Wingnut Church Changes Obama-Osama Church Sign
When God decided that fundamentalist Christians would have to be poor and obese, he gave them a consolation prize: Their churches could have tacky letterboard signs out front, just like those equipment rental warehouses out on the frontage road or county highway. These signs are used to share comical slogans with the heathens who race by in their fancy foreign cars with "airbags" and "valid registrations." One such church in South Carolina recently put up this great message: OBAMA OSAMA HUMM ARE THEY BROTHERS, apparently meaning it to say, "Obama and Osama -- Hmm, are they brothers?"
Is there a place, other than Donald Duck cartoons, where children are identified as siblings by their rhyming first names?
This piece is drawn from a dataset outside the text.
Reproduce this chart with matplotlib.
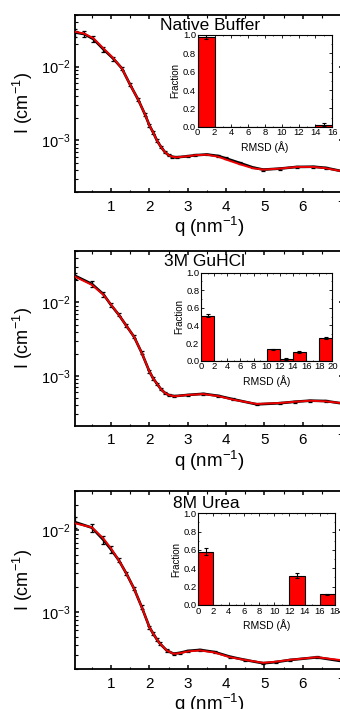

Yes, yes there is. It's called "the Deep South."
So you can forgive the South Carolina Jesus nutters for innocently wondering in their own no-question-mark can't-spell-"hmm" way if maybe the wealthy Saudi hero of America's guerilla war against the Communist Soviets in Afghanistan and the wealthy Harvard Law Review editor in the U.S. Senate might possibly be brothers.
But what if the Jonesville Church of Christ was implying something more sinister? You know, about how Barack and Bin Laden are both African Devil-Muslims?
Pastor Roger Byrd said that he had just wanted to get people thinking. He said that the message wasn't meant to be racial or political.
"It's simply to cause people to realize and to see what possibly could happen if we were to get someone in there that does not believe in Jesus Christ," he said.
When asked if he believes that Barack Obama is Muslim, Byrd said, "I don't know. See it asks a question: Are they brothers? In other words, is he Muslim? I don't know. He says he's not. I hope he's not. But I don't know. And it's just something to try to stir people's minds. It was never intended to hurt feelings or to offend anybody."
Oh, wacky racist southern preachers ....
Anyway, now there's a new sign, because Pastor Jackoff got a-scared by all the attention. The new message reads: HOW WILL YOU SPEND ETERNITY SMOKING OR NO SMOKING. The no-question-mark rhetorical question answers itself: Every white person in South Carolina chain-smokes GPCs, so they will continue "smoking" for Eternity, in Hell, which is where they are right now, the end.